Birleşmiş Milletler Genel Kurulu'nda, Gazze'de acil, kalıcı ve sürekli bir insani ateşkes çağrısında bulunularak çatışmaların durdurulmasını talep eden karar tasarısı kabul edildi. Kararın hiçbir yaptırımı söz konusu değil ayrıca olsa da muhatap israil teröristi olduğundan yine herhangi bir yaptırım söz konusu olmayacaktır çünkü Batı, israil desteğinde çekimser değil nettir.
Tasarı 120 oyla kabul, 14 ret ve 45 çekimser oyla kabul edildi. Ülkelerin çoğunluğunun insani hassasiyetle davranması sevindirici, ret oyu kullananların hangi duyguyla kullandıkları merak edilecek bir konu. Ret ve çekimser oyların arasında ilginç ülkeler var. Örneğin retçilerin arasında Macaristan var. Macaristan, İsveç’in NATO üyeliği için Türkiye ile birlikte hareket eden bir ülke. Diğer ret eden ülkeler Batı zihniyetini aşikar bir şekilde yaşayan ve yaşatan ülkeler.
Çekimser oy kullanan ülkeler arasında Ukrayna var; savaşı iki yıldır yaşamasına rağmen “Acil Barış”a duyarsız kalabilmiş ve üstelik İşgalci israil zulmüne aşikar bir şekilde destek vermektedir. Çekimser oylar arasında maalesef üç İslam ülkesi var. Bu İslam ülkeleri Irak, Tunus ve Arnavutluk, ABD’nin ülkenin her yerinde üslerinin olması Irak hükümetinin halen esir durumda olduğunu gösteriyor. Tunus ise darbeyle yönetimi ele geçirip Gannuşi’yi cezaevine koyan Kays Said gibi bir halk ve İslam düşmanı var. Bu küresel düzeydeki kargaşayı fırsat bilerek Gannuşi’ye suikast olarak değerlendirmesi muhtemel bir girişim olabilir. Arnavut ise balkanlarda Sırbistan tehdidinden dolayı ABD’ye sadakatini bozmamaya özen gösteriyor.
Filistin’e karşı insanlık dışı saldırılar söz konusuyken ülkelerin halkın nabzını göz ardı ederek verdikleri bu kararlar devletler arasında çıkar odaklı bir politikanın hükmünün olduğunu gösteriyor.
Endonezya’dan Fas’a kadar oluşması gereken bir İslam bloğunu temenni ederken böyle yöneticilerin hüküm sürdüğü ülkeler her türlü ilerlemenin önüne geçmek için girişimlerde bulunmaktan kaçınmayacaklardır.
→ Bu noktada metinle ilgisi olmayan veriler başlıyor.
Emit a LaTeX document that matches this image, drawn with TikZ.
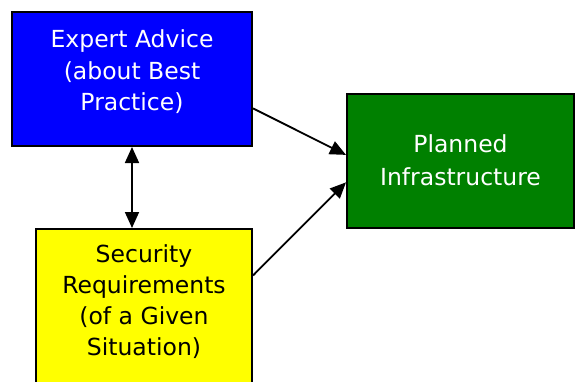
\documentclass[tikz,border=0pt]{standalone}
\usepackage{fontspec}
\setmainfont{DejaVu Sans}
\usetikzlibrary{arrows.meta,calc}
\definecolor{boxblue}{RGB}{0,0,255}
\definecolor{boxgreen}{RGB}{0,128,0}
\definecolor{boxyellow}{RGB}{255,255,0}
\tikzset{
  boxshape/.style={draw=black, line width=2pt, rectangle, inner sep=0pt},
  boxtext/.style={align=center, inner sep=0pt, font=\fontsize{23.5}{31.5}\selectfont},
  conn/.style={line width=1.8pt, -{Triangle[length=16pt,width=14pt]}},
  dconn/.style={line width=1.8pt, {Triangle[length=16pt,width=14pt]}-{Triangle[length=16pt,width=14pt]}}
}
\begin{document}
\begin{tikzpicture}[x=1pt,y=-1pt]
\useasboundingbox (0,0) rectangle (576,381);
\clip (0,0) rectangle (576,381);
% boxes
\node[boxshape, fill=boxblue, minimum width=240pt, minimum height=134pt] (expert) at (132,79) {};
\node[boxshape, fill=boxgreen, minimum width=227pt, minimum height=134pt] (planned) at (460.5,161) {};
\node[boxshape, fill=boxyellow, minimum width=216pt, minimum height=170pt, anchor=north] (security) at (144,228) {};
% texts
\node[boxtext, text=white] (experttext) at (132,72) {Expert Advice\\(about Best\\Practice)};
\node[boxtext, text=white, font=\fontsize{23.5}{33}\selectfont] (plannedtext) at (460.5,160.5) {Planned\\Infrastructure};
\node[boxtext, text=black, font=\fontsize{23.5}{31}\selectfont] (securitytext) at (144,302) {Security\\Requirements\\(of a Given\\Situation)};
% connectors
\draw[conn] ($(expert.north east)!0.716!(expert.south east)$) -- ($(planned.north west)!0.455!(planned.south west)$);
\draw[conn] ($(security.north east)!0.276!(security.south east)$) -- ($(planned.north west)!0.657!(planned.south west)$);
\draw[dconn] (expert.south) -- (expert.south |- security.north);
\end{tikzpicture}
\end{document}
Ülkeler bir araya gelmiyorsa halklar bir araya gelmelidir.
Son üç haftada sadece İslam ülkeleri değil Avrupa’da da halk milyonlarca nüfus ile sokaklardaydı. Bu halkı kanalize edebilecek sivil toplum kuruluşlarının uluslararası bir diyalog kurup hükümetlere rağmen birlik oluşturması ve mevcut yönetimlere baskı kurmaları denenebilecek bir girişimdir. Halkın kontrolsüz ambargo girişimi fazlasıyla karşılık bulmuş ve buluyor. Bu tür faaliyetleri organizeli hale getirmemiz gerekiyor. Mevsimsel ve sosyal medyalık bir ambargo değil hayat boyu bir yaşam standartı geliştirmemiz gerekiyor.
Sivil toplum olarak güçlü bir toplumuz ve insani ve İslami bir uluslararası organizasyon, hükümetler üstü bir kurumun doğuşunu kolaylaştırabilir. Sisi, Esad, Kays Said ve Bin Selman’ın insafına kalmış bir İslam Birliği hayalden öteye gitmez. Sorunu halk olarak bizler çözmeliyiz.